-- START OF Information provided --

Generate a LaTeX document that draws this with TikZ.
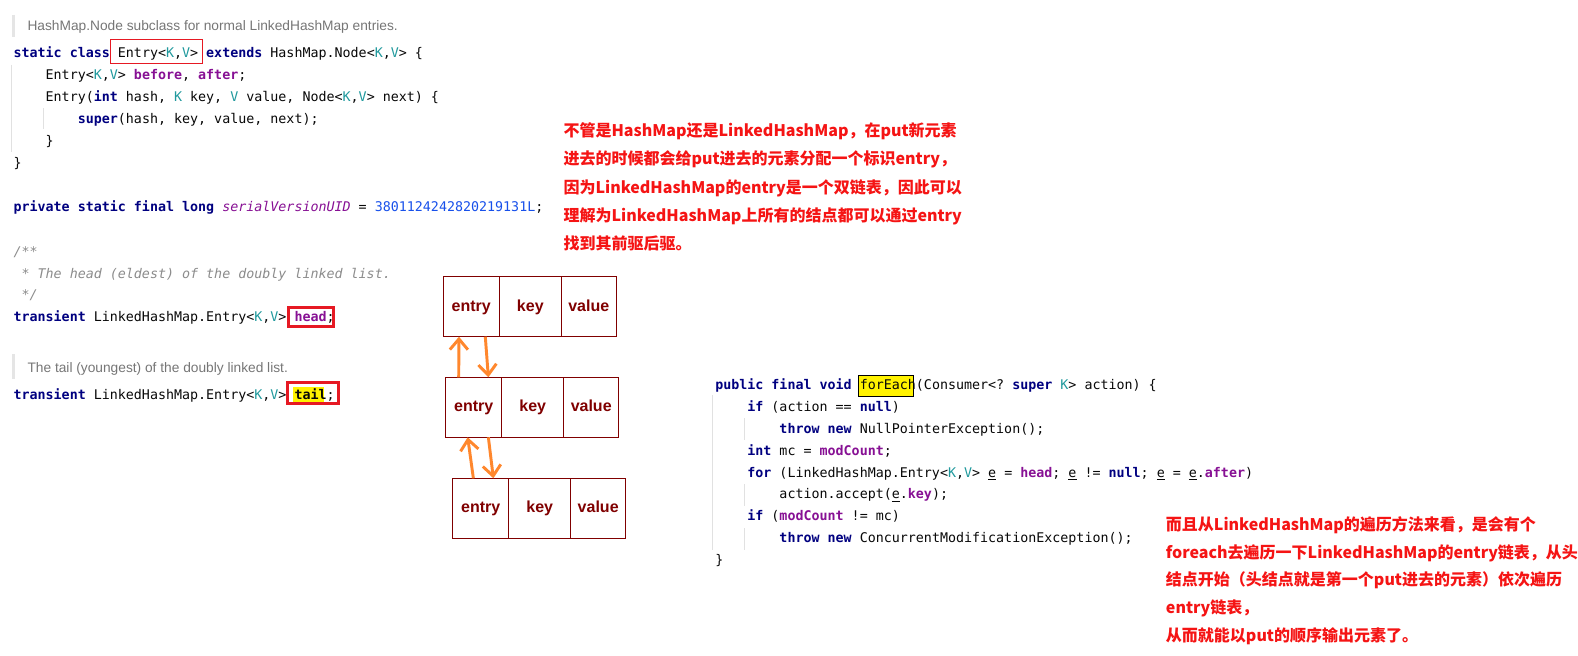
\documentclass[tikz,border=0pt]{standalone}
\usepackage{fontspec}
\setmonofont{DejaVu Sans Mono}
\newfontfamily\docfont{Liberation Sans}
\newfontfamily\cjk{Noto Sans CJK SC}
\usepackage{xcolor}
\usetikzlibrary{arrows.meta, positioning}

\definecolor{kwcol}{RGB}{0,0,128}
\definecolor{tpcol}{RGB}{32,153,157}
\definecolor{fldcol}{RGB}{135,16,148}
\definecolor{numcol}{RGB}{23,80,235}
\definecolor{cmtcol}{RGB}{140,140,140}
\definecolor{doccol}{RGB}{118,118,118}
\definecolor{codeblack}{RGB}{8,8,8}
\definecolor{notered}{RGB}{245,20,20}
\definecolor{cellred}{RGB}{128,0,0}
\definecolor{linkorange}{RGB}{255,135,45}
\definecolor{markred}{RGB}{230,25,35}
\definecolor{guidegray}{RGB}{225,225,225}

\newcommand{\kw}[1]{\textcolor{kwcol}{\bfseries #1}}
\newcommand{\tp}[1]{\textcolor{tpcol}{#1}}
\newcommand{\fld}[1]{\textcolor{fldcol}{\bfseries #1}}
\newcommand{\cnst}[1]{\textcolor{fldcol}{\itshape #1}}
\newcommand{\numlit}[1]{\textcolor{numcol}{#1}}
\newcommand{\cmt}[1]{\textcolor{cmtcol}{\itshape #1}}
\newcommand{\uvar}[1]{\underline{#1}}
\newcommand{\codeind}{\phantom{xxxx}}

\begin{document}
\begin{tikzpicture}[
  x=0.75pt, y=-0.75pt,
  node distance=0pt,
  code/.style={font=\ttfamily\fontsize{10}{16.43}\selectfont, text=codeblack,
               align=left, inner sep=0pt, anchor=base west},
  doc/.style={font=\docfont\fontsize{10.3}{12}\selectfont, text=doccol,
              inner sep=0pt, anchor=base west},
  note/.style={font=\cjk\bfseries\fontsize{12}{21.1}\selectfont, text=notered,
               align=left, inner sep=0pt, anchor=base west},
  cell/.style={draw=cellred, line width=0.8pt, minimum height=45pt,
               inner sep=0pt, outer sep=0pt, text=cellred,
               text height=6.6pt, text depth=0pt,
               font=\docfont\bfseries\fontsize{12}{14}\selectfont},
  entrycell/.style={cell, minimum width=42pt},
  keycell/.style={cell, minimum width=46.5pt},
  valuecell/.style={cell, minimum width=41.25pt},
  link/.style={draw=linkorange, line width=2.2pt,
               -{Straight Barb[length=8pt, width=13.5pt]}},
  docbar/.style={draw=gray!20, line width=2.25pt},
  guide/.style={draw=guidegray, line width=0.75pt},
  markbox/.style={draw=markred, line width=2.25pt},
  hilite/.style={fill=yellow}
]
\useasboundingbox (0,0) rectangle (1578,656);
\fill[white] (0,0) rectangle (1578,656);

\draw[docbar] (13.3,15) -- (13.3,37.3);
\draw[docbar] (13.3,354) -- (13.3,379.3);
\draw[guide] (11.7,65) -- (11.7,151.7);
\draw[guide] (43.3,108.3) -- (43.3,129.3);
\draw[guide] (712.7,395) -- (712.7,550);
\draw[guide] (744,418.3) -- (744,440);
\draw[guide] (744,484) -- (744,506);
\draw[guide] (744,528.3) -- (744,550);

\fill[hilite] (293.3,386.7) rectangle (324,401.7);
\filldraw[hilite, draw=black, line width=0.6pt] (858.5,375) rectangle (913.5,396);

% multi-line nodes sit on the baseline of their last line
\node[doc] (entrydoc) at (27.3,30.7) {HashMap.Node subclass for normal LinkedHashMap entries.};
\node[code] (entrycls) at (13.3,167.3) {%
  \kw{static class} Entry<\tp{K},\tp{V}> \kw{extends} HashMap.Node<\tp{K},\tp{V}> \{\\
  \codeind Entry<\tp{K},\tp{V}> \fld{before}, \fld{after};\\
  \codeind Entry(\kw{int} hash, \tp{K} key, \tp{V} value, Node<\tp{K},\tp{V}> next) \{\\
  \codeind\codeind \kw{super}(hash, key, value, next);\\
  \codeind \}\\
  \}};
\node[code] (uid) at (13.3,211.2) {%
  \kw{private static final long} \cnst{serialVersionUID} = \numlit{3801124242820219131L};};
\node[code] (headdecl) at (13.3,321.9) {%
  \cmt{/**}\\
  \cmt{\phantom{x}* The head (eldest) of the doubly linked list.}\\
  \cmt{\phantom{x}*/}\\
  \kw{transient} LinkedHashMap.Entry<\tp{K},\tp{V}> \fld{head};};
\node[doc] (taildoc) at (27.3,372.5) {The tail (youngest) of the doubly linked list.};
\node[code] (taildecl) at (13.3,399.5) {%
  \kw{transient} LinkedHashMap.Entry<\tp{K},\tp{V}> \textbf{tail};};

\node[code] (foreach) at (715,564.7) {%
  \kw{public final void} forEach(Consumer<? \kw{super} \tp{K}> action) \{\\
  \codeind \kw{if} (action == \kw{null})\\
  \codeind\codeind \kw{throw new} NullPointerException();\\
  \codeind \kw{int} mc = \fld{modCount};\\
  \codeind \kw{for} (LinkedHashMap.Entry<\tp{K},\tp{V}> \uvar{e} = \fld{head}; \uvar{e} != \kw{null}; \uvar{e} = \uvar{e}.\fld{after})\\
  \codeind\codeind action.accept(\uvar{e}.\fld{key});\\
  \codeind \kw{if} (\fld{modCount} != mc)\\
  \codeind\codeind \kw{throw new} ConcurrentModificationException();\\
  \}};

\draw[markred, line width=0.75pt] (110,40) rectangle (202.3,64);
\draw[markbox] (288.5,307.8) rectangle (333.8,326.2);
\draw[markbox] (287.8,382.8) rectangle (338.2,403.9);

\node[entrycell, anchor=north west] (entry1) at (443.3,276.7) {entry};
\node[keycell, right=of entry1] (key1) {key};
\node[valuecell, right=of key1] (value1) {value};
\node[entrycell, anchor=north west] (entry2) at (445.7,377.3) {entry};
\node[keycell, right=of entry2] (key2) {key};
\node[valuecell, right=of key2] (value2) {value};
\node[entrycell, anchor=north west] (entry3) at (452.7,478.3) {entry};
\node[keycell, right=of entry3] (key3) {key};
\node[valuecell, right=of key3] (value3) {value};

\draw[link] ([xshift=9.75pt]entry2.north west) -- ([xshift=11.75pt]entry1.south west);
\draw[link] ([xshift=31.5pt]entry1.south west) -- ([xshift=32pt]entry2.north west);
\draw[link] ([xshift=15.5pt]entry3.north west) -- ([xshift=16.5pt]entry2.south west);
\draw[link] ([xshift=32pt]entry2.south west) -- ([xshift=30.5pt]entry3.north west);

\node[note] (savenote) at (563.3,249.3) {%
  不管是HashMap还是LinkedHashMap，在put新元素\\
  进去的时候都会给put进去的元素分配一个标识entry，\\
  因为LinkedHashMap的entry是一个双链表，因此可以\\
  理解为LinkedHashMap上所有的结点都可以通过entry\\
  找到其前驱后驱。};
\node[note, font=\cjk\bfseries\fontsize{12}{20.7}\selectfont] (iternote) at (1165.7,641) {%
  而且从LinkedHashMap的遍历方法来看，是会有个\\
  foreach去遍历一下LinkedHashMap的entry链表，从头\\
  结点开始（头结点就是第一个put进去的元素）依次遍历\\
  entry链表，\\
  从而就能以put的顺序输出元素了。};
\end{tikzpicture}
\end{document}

-- END OF Information provided --

**Problem to solve:**
Return the full material word for word. Do not include the pictures.

**Response to the exercise:**
Generate a LaTeX document that draws this with TikZ.
\documentclass[tikz,border=0pt]{standalone}
\usepackage{fontspec}
\setmonofont{DejaVu Sans Mono}
\newfontfamily\docfont{Liberation Sans}
\newfontfamily\cjk{Noto Sans CJK SC}
\usepackage{xcolor}
\usetikzlibrary{arrows.meta, positioning}

\definecolor{kwcol}{RGB}{0,0,128}
\definecolor{tpcol}{RGB}{32,153,157}
\definecolor{fldcol}{RGB}{135,16,148}
\definecolor{numcol}{RGB}{23,80,235}
\definecolor{cmtcol}{RGB}{140,140,140}
\definecolor{doccol}{RGB}{118,118,118}
\definecolor{codeblack}{RGB}{8,8,8}
\definecolor{notered}{RGB}{245,20,20}
\definecolor{cellred}{RGB}{128,0,0}
\definecolor{linkorange}{RGB}{255,135,45}
\definecolor{markred}{RGB}{230,25,35}
\definecolor{guidegray}{RGB}{225,225,225}

\newcommand{\kw}[1]{\textcolor{kwcol}{\bfseries #1}}
\newcommand{\tp}[1]{\textcolor{tpcol}{#1}}
\newcommand{\fld}[1]{\textcolor{fldcol}{\bfseries #1}}
\newcommand{\cnst}[1]{\textcolor{fldcol}{\itshape #1}}
\newcommand{\numlit}[1]{\textcolor{numcol}{#1}}
\newcommand{\cmt}[1]{\textcolor{cmtcol}{\itshape #1}}
\newcommand{\uvar}[1]{\underline{#1}}
\newcommand{\codeind}{\phantom{xxxx}}

\begin{document}
\begin{tikzpicture}[
  x=0.75pt, y=-0.75pt,
  node distance=0pt,
  code/.style={font=\ttfamily\fontsize{10}{16.43}\selectfont, text=codeblack,
               align=left, inner sep=0pt, anchor=base west},
  doc/.style={font=\docfont\fontsize{10.3}{12}\selectfont, text=doccol,
              inner sep=0pt, anchor=base west},
  note/.style={font=\cjk\bfseries\fontsize{12}{21.1}\selectfont, text=notered,
               align=left, inner sep=0pt, anchor=base west},
  cell/.style={draw=cellred, line width=0.8pt, minimum height=45pt,
               inner sep=0pt, outer sep=0pt, text=cellred,
               text height=6.6pt, text depth=0pt,
               font=\docfont\bfseries\fontsize{12}{14}\selectfont},
  entrycell/.style={cell, minimum width=42pt},
  keycell/.style={cell, minimum width=46.5pt},
  valuecell/.style={cell, minimum width=41.25pt},
  link/.style={draw=linkorange, line width=2.2pt,
               -{Straight Barb[length=8pt, width=13.5pt]}},
  docbar/.style={draw=gray!20, line width=2.25pt},
  guide/.style={draw=guidegray, line width=0.75pt},
  markbox/.style={draw=markred, line width=2.25pt},
  hilite/.style={fill=yellow}
]
\useasboundingbox (0,0) rectangle (1578,656);
\fill[white] (0,0) rectangle (1578,656);

\draw[docbar] (13.3,15) -- (13.3,37.3);
\draw[docbar] (13.3,354) -- (13.3,379.3);
\draw[guide] (11.7,65) -- (11.7,151.7);
\draw[guide] (43.3,108.3) -- (43.3,129.3);
\draw[guide] (712.7,395) -- (712.7,550);
\draw[guide] (744,418.3) -- (744,440);
\draw[guide] (744,484) -- (744,506);
\draw[guide] (744,528.3) -- (744,550);

\fill[hilite] (293.3,386.7) rectangle (324,401.7);
\filldraw[hilite, draw=black, line width=0.6pt] (858.5,375) rectangle (913.5,396);

% multi-line nodes sit on the baseline of their last line
\node[doc] (entrydoc) at (27.3,30.7) {HashMap.Node subclass for normal LinkedHashMap entries.};
\node[code] (entrycls) at (13.3,167.3) {%
  \kw{static class} Entry<\tp{K},\tp{V}> \kw{extends} HashMap.Node<\tp{K},\tp{V}> \{\\
  \codeind Entry<\tp{K},\tp{V}> \fld{before}, \fld{after};\\
  \codeind Entry(\kw{int} hash, \tp{K} key, \tp{V} value, Node<\tp{K},\tp{V}> next) \{\\
  \codeind\codeind \kw{super}(hash, key, value, next);\\
  \codeind \}\\
  \}};
\node[code] (uid) at (13.3,211.2) {%
  \kw{private static final long} \cnst{serialVersionUID} = \numlit{3801124242820219131L};};
\node[code] (headdecl) at (13.3,321.9) {%
  \cmt{/**}\\
  \cmt{\phantom{x}* The head (eldest) of the doubly linked list.}\\
  \cmt{\phantom{x}*/}\\
  \kw{transient} LinkedHashMap.Entry<\tp{K},\tp{V}> \fld{head};};
\node[doc] (taildoc) at (27.3,372.5) {The tail (youngest) of the doubly linked list.};
\node[code] (taildecl) at (13.3,399.5) {%
  \kw{transient} LinkedHashMap.Entry<\tp{K},\tp{V}> \textbf{tail};};

\node[code] (foreach) at (715,564.7) {%
  \kw{public final void} forEach(Consumer<? \kw{super} \tp{K}> action) \{\\
  \codeind \kw{if} (action == \kw{null})\\
  \codeind\codeind \kw{throw new} NullPointerException();\\
  \codeind \kw{int} mc = \fld{modCount};\\
  \codeind \kw{for} (LinkedHashMap.Entry<\tp{K},\tp{V}> \uvar{e} = \fld{head}; \uvar{e} != \kw{null}; \uvar{e} = \uvar{e}.\fld{after})\\
  \codeind\codeind action.accept(\uvar{e}.\fld{key});\\
  \codeind \kw{if} (\fld{modCount} != mc)\\
  \codeind\codeind \kw{throw new} ConcurrentModificationException();\\
  \}};

\draw[markred, line width=0.75pt] (110,40) rectangle (202.3,64);
\draw[markbox] (288.5,307.8) rectangle (333.8,326.2);
\draw[markbox] (287.8,382.8) rectangle (338.2,403.9);

\node[entrycell, anchor=north west] (entry1) at (443.3,276.7) {entry};
\node[keycell, right=of entry1] (key1) {key};
\node[valuecell, right=of key1] (value1) {value};
\node[entrycell, anchor=north west] (entry2) at (445.7,377.3) {entry};
\node[keycell, right=of entry2] (key2) {key};
\node[valuecell, right=of key2] (value2) {value};
\node[entrycell, anchor=north west] (entry3) at (452.7,478.3) {entry};
\node[keycell, right=of entry3] (key3) {key};
\node[valuecell, right=of key3] (value3) {value};

\draw[link] ([xshift=9.75pt]entry2.north west) -- ([xshift=11.75pt]entry1.south west);
\draw[link] ([xshift=31.5pt]entry1.south west) -- ([xshift=32pt]entry2.north west);
\draw[link] ([xshift=15.5pt]entry3.north west) -- ([xshift=16.5pt]entry2.south west);
\draw[link] ([xshift=32pt]entry2.south west) -- ([xshift=30.5pt]entry3.north west);

\node[note] (savenote) at (563.3,249.3) {%
  不管是HashMap还是LinkedHashMap，在put新元素\\
  进去的时候都会给put进去的元素分配一个标识entry，\\
  因为LinkedHashMap的entry是一个双链表，因此可以\\
  理解为LinkedHashMap上所有的结点都可以通过entry\\
  找到其前驱后驱。};
\node[note, font=\cjk\bfseries\fontsize{12}{20.7}\selectfont] (iternote) at (1165.7,641) {%
  而且从LinkedHashMap的遍历方法来看，是会有个\\
  foreach去遍历一下LinkedHashMap的entry链表，从头\\
  结点开始（头结点就是第一个put进去的元素）依次遍历\\
  entry链表，\\
  从而就能以put的顺序输出元素了。};
\end{tikzpicture}
\end{document}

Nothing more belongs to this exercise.